I reread the relevant parts of the text again, and I don't find anything that supports that the author meant anything else with "semantics" than I do. Semantics is about "meaning", not only on a superficial level.


"Semantic arguments are particularly insidious. Trained logicians should know that semantic meaning is arbitrary (unless the actual argument is about language). The worst thing you can do is to have an argument in which you talk past each other because you each have a different idea about what the words mean."

It doesn't make sense to dismiss an argument as merely semantic if you are talking about something more than just arbitrary definitions. In many cases, pro- and anti-abortion people have a genuine disagreement about the point at which life begins. This isn't merely a disagreement about how to define a particular word. You can, if you want to, characterize it as a dispute about what it 'means' for something to be alive, but that's a much deeper issue than a mere semantic quibble. (The debate can't, for example, be resolved by introducing two new terms alive* and alive†, with both sides of the debate agreeing that a foetus is alive* but not alive†.)


But the author's point was that arguments shouldn't be dismissed as merely semantics, but that semantic questions are important and has to be resolved for it to be meaningful discussion.

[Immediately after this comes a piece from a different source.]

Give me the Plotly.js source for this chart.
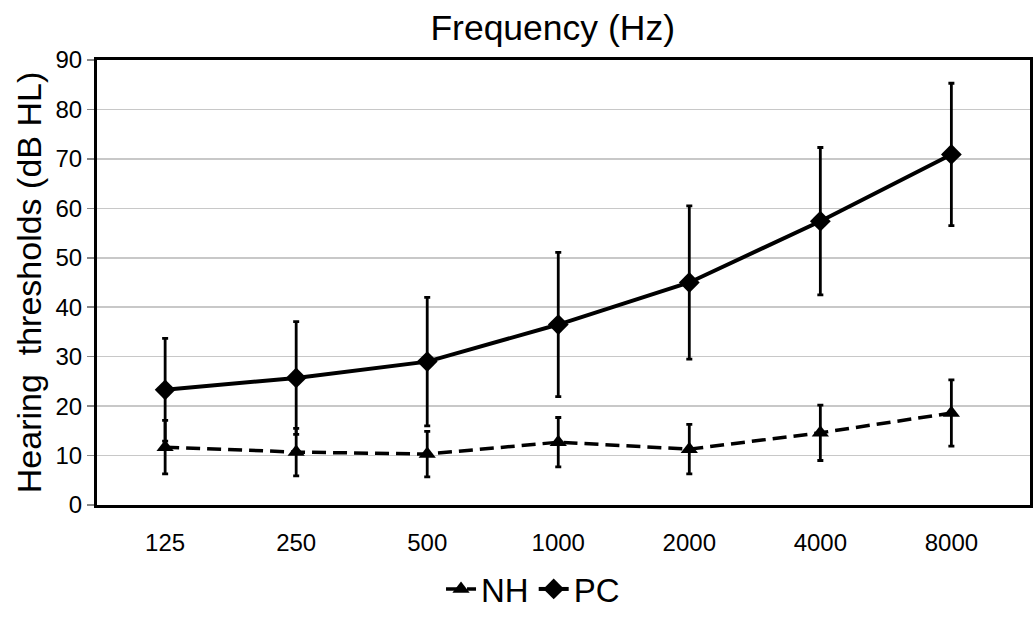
<!DOCTYPE html>
<html><head><meta charset="utf-8">
<script src="https://cdn.plot.ly/plotly-3.0.1.min.js"></script>
<style>html,body{margin:0;padding:0;background:#fff}#chart{width:1035px;height:617px}</style>
</head><body><div id="chart"></div>
<script>
const frequencies = ["125","250","500","1000","2000","4000","8000"];
const nhMean = [11.7, 10.7, 10.3, 12.7, 11.3, 14.6, 18.6];
const nhSD   = [5.4, 4.8, 4.6, 5.0, 5.0, 5.6, 6.7];
const pcMean = [23.3, 25.7, 29.0, 36.5, 45.0, 57.4, 70.9];
const pcSD   = [10.4, 11.4, 13.0, 14.6, 15.5, 14.9, 14.4];

const font = "Liberation Sans, Arial, sans-serif";
const traces = [
  {x: frequencies, y: nhMean, name: "NH", type: "scatter", mode: "lines+markers",
   line: {color: "#000", width: 3.5, dash: "14px,7px"},
   marker: {symbol: "triangle-up", size: 15, color: "#000"},
   error_y: {type: "data", array: nhSD, visible: true, color: "#000", thickness: 2.8, width: 3}},
  {x: frequencies, y: pcMean, name: "PC", type: "scatter", mode: "lines+markers",
   line: {color: "#000", width: 4},
   marker: {symbol: "diamond", size: 16, color: "#000"},
   error_y: {type: "data", array: pcSD, visible: true, color: "#000", thickness: 2.8, width: 3}}
];
const layout = {
  width: 1035, height: 617,
  margin: {l: 97, r: 5, t: 60, b: 112},
  paper_bgcolor: "#fff", plot_bgcolor: "#fff",
  font: {family: font, color: "#000"},
  title: {text: "Frequency (Hz)", font: {size: 35.5, family: font, color: "#000"},
          x: 0.534, xref: "container", y: 0.955, yref: "container", xanchor: "center", yanchor: "middle"},
  xaxis: {type: "category", range: [-0.52, 6.6], showgrid: false, zeroline: false,
          showline: true, linecolor: "#000", linewidth: 3, mirror: true,
          ticks: "", ticklabelstandoff: 14, tickfont: {size: 24, family: font, color: "#000"}},
  yaxis: {range: [0, 90], dtick: 10, showgrid: true, gridcolor: "#c8c8c8", gridwidth: 1.5,
          zeroline: false, showline: true, linecolor: "#000", linewidth: 3, mirror: true,
          ticks: "outside", ticklen: 7, tickcolor: "#888", tickwidth: 1.5,
          tickfont: {size: 24, family: font, color: "#000"},
          title: {text: "Hearing\u00a0 thresholds (dB HL)", font: {size: 34, family: font, color: "#000"}, standoff: 4}},
  showlegend: true,
  legend: {orientation: "h", x: 0.515, xanchor: "center", xref: "container", y: -0.018, yref: "container", yanchor: "bottom",
           font: {size: 33, family: font, color: "#000"}, itemwidth: 30, tracegroupgap: 0}
};
Plotly.newPlot("chart", traces, layout, {displayModeBar: false, staticPlot: true});
</script></body></html>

Yes, the different sides have a genuine disagreement about the point at which life begins, but that is because they mean different things when they say that something is alive.

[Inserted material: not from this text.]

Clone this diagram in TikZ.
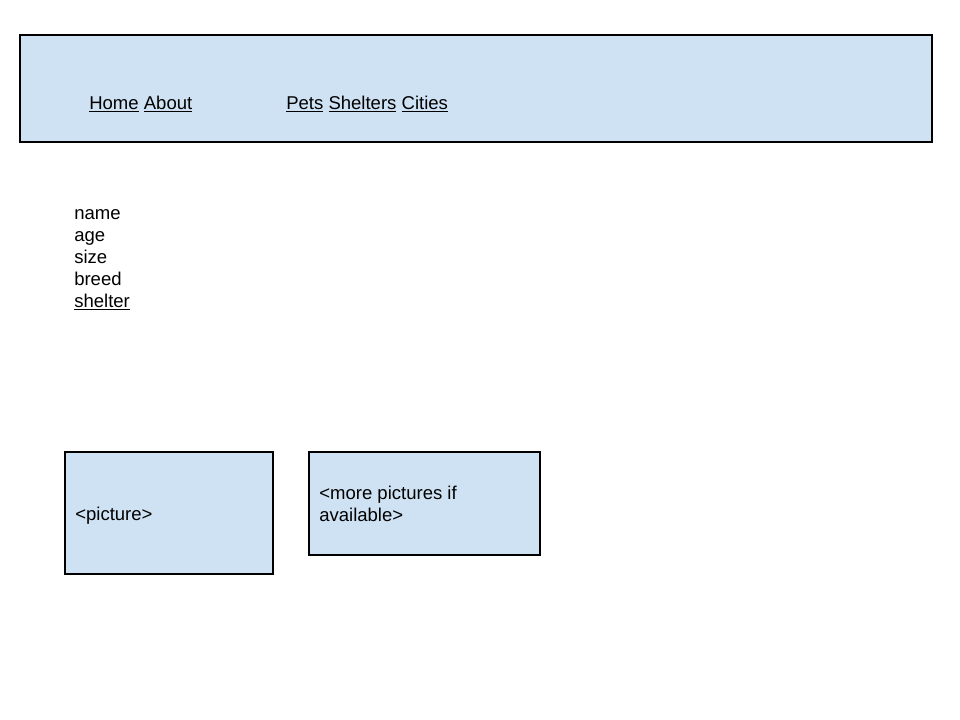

So this discussion is becomming a bit too meta, but now we are discussing meaning of the term semantics. Considering that the author himself took up the discussion about abortion as an example of something that is "purely a semantic one", I'm convinced that he meant the same thing as I do when he used the term semantic.


The article says the following. "Trained logicians should know that semantic meaning is arbitrary...Abortion is the canonical example of [a semantic] argument: once you have decided what 'life' is, there’s really not much else to discuss. It’s not a political argument, not even in theory. It’s purely a semantic one."

So the author does seem to be saying that the whole abortion debate is purely a debate over arbitrary definitions, not merely that it's important to clear up semantic issues before getting into the meat of the debate.

If the issue were purely semantic, it would be possible to resolve the debate simply by introducing unambigious terminology agreed on by both sides (e.g. using 'alive*' and 'alive†' rather than 'alive'). If this doesn't satisfy both sides, then they aren't really disagreeing over the meaning of the word 'life', they're disagreeing over the nature or essence of life itself. Informally we can say that they disagree over what it means to be alive. But philosophically it's important to be clear that this isn't just a semantic issue about the meaning of a particular word.

Another way to bring this out is to think cross-linguistically. Do we really have to have the abortion debate over again for every one of the world's ~6500 languages and their corresponding words for 'life'? I think not, because at heart the debate isn't a debate over word meaning.


> "Trained logicians should know that semantic meaning is arbitrary...Abortion is the canonical example of [a semantic] argument: once you have decided what 'life' is, there’s really not much else to discuss. It’s not a political argument, not even in theory. It’s purely a semantic one."

Which is quite much exactly what I said.

That a definition is arbitrary doesn't mean that it is unimportant. If I use one arbitrary definition, and you another one, we won't have any meaningful discussion. Sometimes this can be resolved, when the definitions themselves aren't the central issue and we can agree about at least some provisional defintions. Sometimes the definition itself is the central issue, and can't be resolved. Like when we disagree about the meaning of the term life. In this case, any provisional definitions won't help.

> then they aren't really disagreeing over the meaning of the word 'life', they're disagreeing over the nature or essence of life itself

Those two things are the the same. What is the meaning of a word other than the "nature or essense" of the thing it references?


>Those two things are the the same. What is the meaning of a word other than the "nature or essense" of the thing it references?

This is actually a vexed question in linguistics and the philosophy of language. I don’t want to get into it here, but the answer to your question is not in any way uncontroversial or obvious.

For me the idea that the root of the abortion debate is a disagreement over an arbitrary definition doesn’t compute, for the reasons I already gave. (Why not just introduce new words with commonly agreed definitions and be done with it?) But that discussion seems to be going round and round in circles.


Because introducing new words with commonly agreed definitions won't help. It would go like this:

life_prolife = life begins at the conception.

life_prochoice = life begins at week 20 of the pregnancy (as an overly simplified example for the sake of argument).

Pro life: it is wrong to kill anything that has life_prolife.

Pro choice: no, it is only wrong to kill anything that has life_prochoice. It is, at least under some circumstances, ok to kill something that has life_prolife but not life_prochoice.

So of course we haven't resolved anything (which I think is your point). Rather, we have moved the discussion to which definition is the one that is relevant to use when we discuss the sanctity of life. And that is a discussion about semantics.